One of the most frustrating aspects of the modern enterprise is the poor responsiveness of applications. It doesn't make sense that SaaS applications such as Office365 work better on a home broadband connection than they do on an expensive office connection. This problem extends all the way up to the backbone of the infrastructure: the WAN network architecture.
Legacy multi-protocol label switching (MPLS) network architectures were never designed with SaaS and modern enterprise applications in mind, and it shows. Internet traffic is rising at double-digit rates and now accounts for the majority of enterprise traffic, creating two major drawbacks that degrade application performance for legacy MPLS networks.
Within an enterprise, all Internet traffic has to be backhauled through MPLS to centralized demilitarized zone facilities. This causes the traffic to "trombone," resulting in an inefficient route that increases the distance between user and application. Users encounter the infamous spinning wheel, while the application waits for the network.
Compounding this problem is the lack of bandwidth available to the average branch site. The adoption of SaaS applications, Internet video, and hosted virtual desktop applications creates a need for 10-20 Mbit/s per site, but many branch offices are straddled with a traditional 1.5 Mbit/s. And merely increasing capacity is cost prohibitive using MPLS.
Figure 1:
Poor performance of cloud applications with legacy WANs.
The WAN needs an architectural upgrade to work with the cloud. The solution is a software-defined approach that eliminates the backhauling and lack of bandwidth. First of all, software-defined networks (SDN) will enable enterprises to go beyond MPLS and increase capacity using broadband and LTE links -- with a higher degree of security, due to the robust frameworks of SDN. Streaming video, virtual desktop infrastructure, and cloud applications can easily be deployed without straining the MPLS lines.

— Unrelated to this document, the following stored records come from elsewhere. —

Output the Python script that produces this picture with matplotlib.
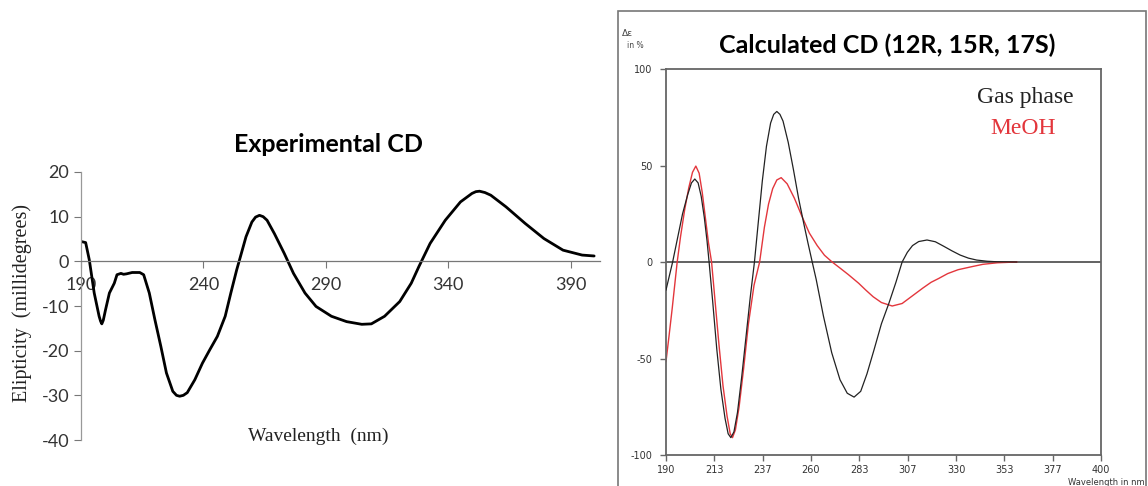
import numpy as np
import matplotlib
matplotlib.use('AGG')
import matplotlib.pyplot as plt
from matplotlib.patches import Rectangle

plt.rcParams['axes.unicode_minus'] = False

# experimental CD (left panel)
expWave = [190.3, 191.9, 193.4, 195.4, 197.4, 198.0, 198.5, 199.1, 200.0, 201.6, 203.6, 204.7,
           206.3, 207.4, 208.6, 210.9, 214.0, 215.6, 217.9, 220.2, 222.6, 224.9, 227.5, 229.0,
           230.3, 231.8, 233.4, 236.5, 239.6, 242.6, 245.7, 248.9, 251.2, 253.6, 255.1, 257.4,
           259.8, 261.3, 262.9, 264.4, 266.0, 269.0, 273.0, 276.8, 281.5, 286.0, 292.3, 298.5,
           304.7, 308.6, 314.0, 320.2, 324.9, 328.0, 332.6, 338.8, 345.0, 349.7, 351.3, 352.8,
           355.0, 357.4, 363.6, 371.4, 379.1, 386.9, 394.7, 399.6]
expCD = [4.4, 4.2, 0.3, -7.1, -12.3, -13.4, -14.0, -13.2, -10.9, -7.1, -4.9, -3.0,
         -2.7, -2.9, -2.8, -2.5, -2.5, -3.0, -7.1, -13.1, -19.0, -25.0, -29.1, -30.0,
         -30.2, -30.0, -29.4, -26.5, -22.8, -19.8, -16.8, -12.3, -7.1, -1.9, 1.0, 5.5,
         8.8, 9.9, 10.3, 10.0, 9.2, 6.2, 1.8, -2.7, -7.1, -10.1, -12.3, -13.5,
         -14.1, -14.0, -12.3, -9.0, -4.9, -1.2, 4.0, 9.2, 13.3, 15.2, 15.6, 15.7,
         15.4, 14.8, 12.2, 8.5, 5.1, 2.5, 1.4, 1.2]

# calculated CD (right panel)
gasWave = [190.0, 193.2, 195.5, 198.0, 200.5, 202.3, 203.9, 205.5, 207.0, 208.5, 209.8, 210.8,
           212.5, 214.5, 216.5, 218.5, 220.0, 221.3, 222.8, 224.5, 226.5, 228.5, 230.7, 232.7,
           234.5, 236.5, 238.5, 240.5, 242.0, 243.5, 245.0, 246.5, 249.0, 251.5, 254.0, 256.5,
           258.5, 260.8, 262.5, 266.0, 270.0, 274.0, 277.5, 280.8, 284.0, 287.0, 290.4, 294.0,
           297.6, 301.0, 304.0, 306.5, 309.0, 312.0, 316.0, 320.0, 324.0, 328.0, 332.0, 336.0,
           340.0, 345.0, 350.0, 359.3]
gasCD = [-14.5, 0.0, 12.0, 25.0, 35.0, 41.0, 43.0, 41.0, 34.0, 23.0, 11.0, 0.0,
         -20.0, -45.0, -66.0, -81.0, -89.0, -91.0, -88.0, -78.0, -60.0, -40.0, -18.0, 0.0,
         20.0, 42.0, 60.0, 72.0, 76.5, 78.0, 76.5, 73.0, 62.0, 48.0, 33.0, 20.0,
         10.0, -1.0, -9.0, -28.0, -47.0, -61.0, -68.0, -70.0, -67.0, -58.0, -45.6, -32.0,
         -21.4, -10.5, 0.0, 5.0, 8.5, 10.6, 11.4, 10.5, 8.2, 5.8, 3.6, 2.0,
         1.0, 0.4, 0.1, 0.0]
meohWave = [190.0, 191.5, 193.0, 194.3, 195.4, 197.0, 199.0, 201.0, 202.8, 204.4, 206.0, 207.5,
            209.0, 210.5, 212.0, 213.5, 215.5, 217.5, 219.5, 221.0, 222.1, 223.5, 225.3, 227.5,
            229.8, 232.5, 235.2, 237.5, 239.5, 241.5, 243.5, 245.6, 248.5, 252.0, 255.5, 259.2,
            263.0, 266.5, 270.2, 273.6, 278.0, 283.0, 286.4, 290.0, 294.0, 299.2, 304.0, 309.0,
            314.0, 318.0, 321.7, 326.0, 331.0, 337.7, 343.0, 350.0, 359.3]
meohCD = [-51.6, -38.0, -24.0, -11.0, 0.0, 13.0, 27.0, 38.5, 46.5, 49.7, 46.0, 36.0,
          23.0, 10.0, 0.0, -18.0, -42.0, -64.0, -80.0, -89.0, -91.0, -87.0, -75.0, -55.0,
          -32.0, -12.0, 0.0, 18.0, 30.0, 38.0, 42.5, 43.7, 40.5, 33.0, 24.0, 15.0,
          8.5, 3.5, 0.0, -2.8, -6.5, -11.0, -14.5, -18.0, -21.0, -22.8, -21.5, -17.5,
          -13.5, -10.5, -8.5, -6.0, -4.0, -2.4, -1.2, -0.4, 0.0]

expTicks = [190, 240, 290, 340, 390]
expYTicks = [-40, -30, -20, -10, 0, 10, 20]
calcTickLabels = ['190', '213', '237', '260', '283', '307', '330', '353', '377', '400']
calcYTicks = [-100, -50, 0, 50, 100]

W, H = 1148, 486
fig = plt.figure(figsize=(W / 100, H / 100), dpi=100)

def box(l, t, r, b):
    return [l / W, 1 - b / H, (r - l) / W, (b - t) / H]

# ---- left: experimental ----
ax1 = fig.add_axes(box(81, 172, 600, 440))
ax1.plot(expWave, expCD, color='black', lw=2.0, solid_capstyle='round', solid_joinstyle='round')
ax1.set_xlim(190, 402)
ax1.set_ylim(-40, 20)
for s in ['top', 'right']:
    ax1.spines[s].set_visible(False)
ax1.spines['bottom'].set_position(('data', 0))
ax1.spines['bottom'].set_color('#777777')
ax1.spines['left'].set_color('#999999')
ax1.spines['bottom'].set_linewidth(0.9)
ax1.spines['left'].set_linewidth(0.9)
ax1.set_xticks(expTicks)
ax1.set_yticks(expYTicks)
ax1.tick_params(axis='both', colors='#777777', labelcolor='#333333', length=5, width=0.8,
                labelsize=13)
ax1.tick_params(axis='x', pad=6)
for lab in ax1.get_xticklabels() + ax1.get_yticklabels():
    lab.set_family('Lato')
fig.text(328 / W, 1 - 144 / H, 'Experimental CD', family='Lato', fontweight='bold', fontsize=18,
         ha='center', va='center')
fig.text(22 / W, 1 - 303 / H, 'Elipticity  (millidegrees)', rotation=90, family='Liberation Serif',
         fontsize=14.5, ha='center', va='center', color='#222222')
fig.text(318 / W, 1 - 436 / H, 'Wavelength  (nm)', family='Liberation Serif', fontsize=14,
         ha='center', va='center', color='#222222')

# ---- right: calculated ----
fig.patches.append(Rectangle((618 / W, 1 - 492 / H), (1146 - 618) / W, (492 - 11) / H,
                             transform=fig.transFigure, fill=False, edgecolor='#777777', lw=1.2))
ax2 = fig.add_axes(box(666, 69, 1101, 455))
ax2.axhline(0, color='#555555', lw=1.3, zorder=1)
ax2.plot(gasWave, gasCD, color='#222222', lw=0.9, zorder=3, solid_joinstyle='round')
ax2.plot(meohWave, meohCD, color='#e3363c', lw=1.0, zorder=2, solid_joinstyle='round')
ax2.set_xlim(190, 400)
ax2.set_ylim(-100, 100)
ax2.set_xticks(np.linspace(190, 400, 10))
ax2.set_xticklabels(calcTickLabels)
ax2.set_yticks(calcYTicks)
for s in ax2.spines.values():
    s.set_color('#666666')
    s.set_linewidth(1.3)
ax2.tick_params(axis='both', colors='#666666', labelcolor='#333333', length=4, width=1.0,
                labelsize=7)
ax2.tick_params(axis='y', pad=6)
fig.text(887 / W, 1 - 45 / H, 'Calculated CD (12R, 15R, 17S)', family='Lato', fontweight='bold',
         fontsize=18, ha='center', va='center')
fig.text(1025 / W, 1 - 98 / H, 'Gas phase', family='Liberation Serif', fontsize=17,
         ha='center', va='center', color='#222222')
fig.text(1023 / W, 1 - 128 / H, 'MeOH', family='Liberation Serif', fontsize=17,
         ha='center', va='center', color='#e3363c')
fig.text(1145 / W, 1 - 482 / H, 'Wavelength in nm', fontsize=6, ha='right', va='center',
         color='#333333')
fig.text(627 / W, 1 - 34 / H, 'Δε', fontsize=6.5, ha='center', va='center', color='#444444')
fig.text(635 / W, 1 - 45 / H, 'in %', fontsize=5.5, ha='center', va='center', color='#444444')

plt.savefig('out.png', dpi=100)
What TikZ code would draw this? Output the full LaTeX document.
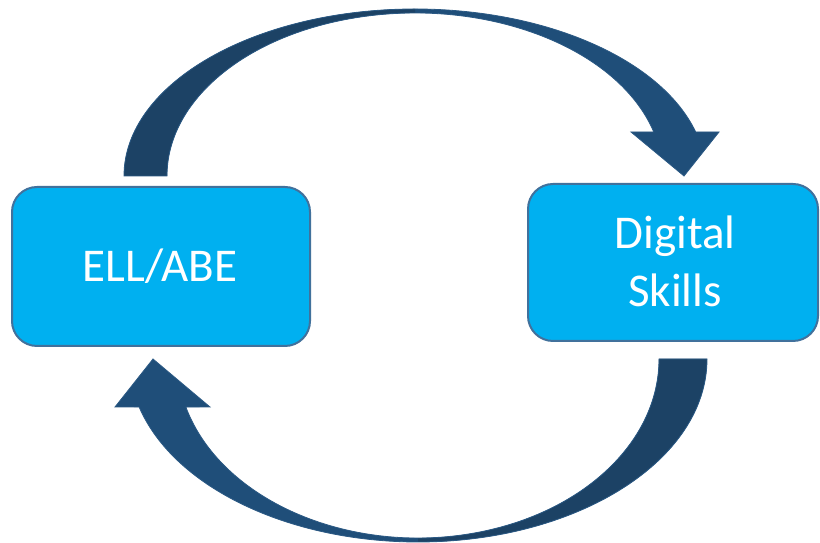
\documentclass[tikz,border=0pt]{standalone}
\usepackage{fontspec}
\setmainfont{Carlito}
\usetikzlibrary{calc}
\definecolor{boxfill}{HTML}{00B0F0}
\definecolor{boxline}{HTML}{41719C}
\definecolor{arrfront}{HTML}{1F4E79}
\definecolor{arrback}{HTML}{1C4265}
\definecolor{arrline}{HTML}{2B5984}
\tikzset{
  boxnode/.style={draw=boxline, line width=2pt, fill=boxfill, rounded corners=25pt, inner sep=0pt},
  lbl/.style={text=white, font=\fontsize{47}{57}\selectfont, inner sep=0pt, anchor=base},
  arrowfill/.style={fill=arrfront},
  arrowback/.style={fill=arrback},
  arrowedge/.style={draw=arrline, line width=0.8pt, line join=miter}
}
\begin{document}
\begin{tikzpicture}[x=1pt,y=1pt]
\fill[white] (0,0) rectangle (820,543);
\useasboundingbox (0,0) rectangle (820,543);

% boxes
\node[boxnode, minimum width=298pt, minimum height=159pt] (ell) at (161,276.5) {};
\node[boxnode, minimum width=290pt, minimum height=157pt] (dig) at (673,280.5) {};
\node[lbl] (tell) at (160,261) {ELL/ABE};
\node[lbl] (tdig) at (675,294) {Digital};
\node[lbl] (tski) at (675,236) {Skills};

% top curved arrow (ELL/ABE -> Digital Skills)
\coordinate (tc) at (415,367);
\def\toparrow{(124,367) arc[start angle=180, end angle=15.28, x radius=291, y radius=167]
  -- (719,411) -- (684,367) -- (631,411)
  -- ($(tc)+(15.66:248 and 163)$) arc[start angle=15.66, end angle=180, x radius=248, y radius=163]
  -- cycle}
\fill[arrowfill] \toparrow;
\begin{scope}
  \clip (0,0) rectangle (415,543);
  \fill[arrowback] \toparrow;
\end{scope}
\draw[arrowedge] \toparrow;

% bottom curved arrow (Digital Skills -> ELL/ABE)
\coordinate (bc) at (418,184);
\def\botarrow{(707,184) arc[start angle=0, end angle=-164.79, x radius=289, y radius=183]
  -- (115,136) -- (153,184) -- (210,136)
  -- ($(bc)+(-164.44:241 and 179)$) arc[start angle=-164.44, end angle=0, x radius=241, y radius=179]
  -- cycle}
\fill[arrowfill] \botarrow;
\begin{scope}
  \clip (418,0) rectangle (820,543);
  \fill[arrowback] \botarrow;
\end{scope}
\draw[arrowedge] \botarrow;
\end{tikzpicture}
\end{document}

The "trombone" problem is eliminated with a new level of control that only SDN architecture makes possible. With regional Internet exits distributed across the geographic footprint of the enterprise, connections to high-bandwidth applications have a much shorter distance to travel.
Performance is further optimized if these exits are located at the cloud provider's peering location. SDN gives enterprises the ability to control data traffic and create the centralized policies to ensure traffic will be directed to the nearest regional exit over high-bandwidth links.
Figure 2:
Optimal performance of cloud applications with SDN in the WAN.
This emerging technology -- termed hybrid WAN or software-defined WAN (SD-WAN) -- was recently voted the top use case for enterprise architects at the Open Networking User Group (ONUG) conference.
Having worked for more than two decades in the networking industry, I'm excited to see SDN bring a level of agility to the WAN that has existed in server virtualization for a while. Finally, the WAN has to be treated the same as the rest of technology -- not as something that can be installed and ignored, but an opportunity for innovation.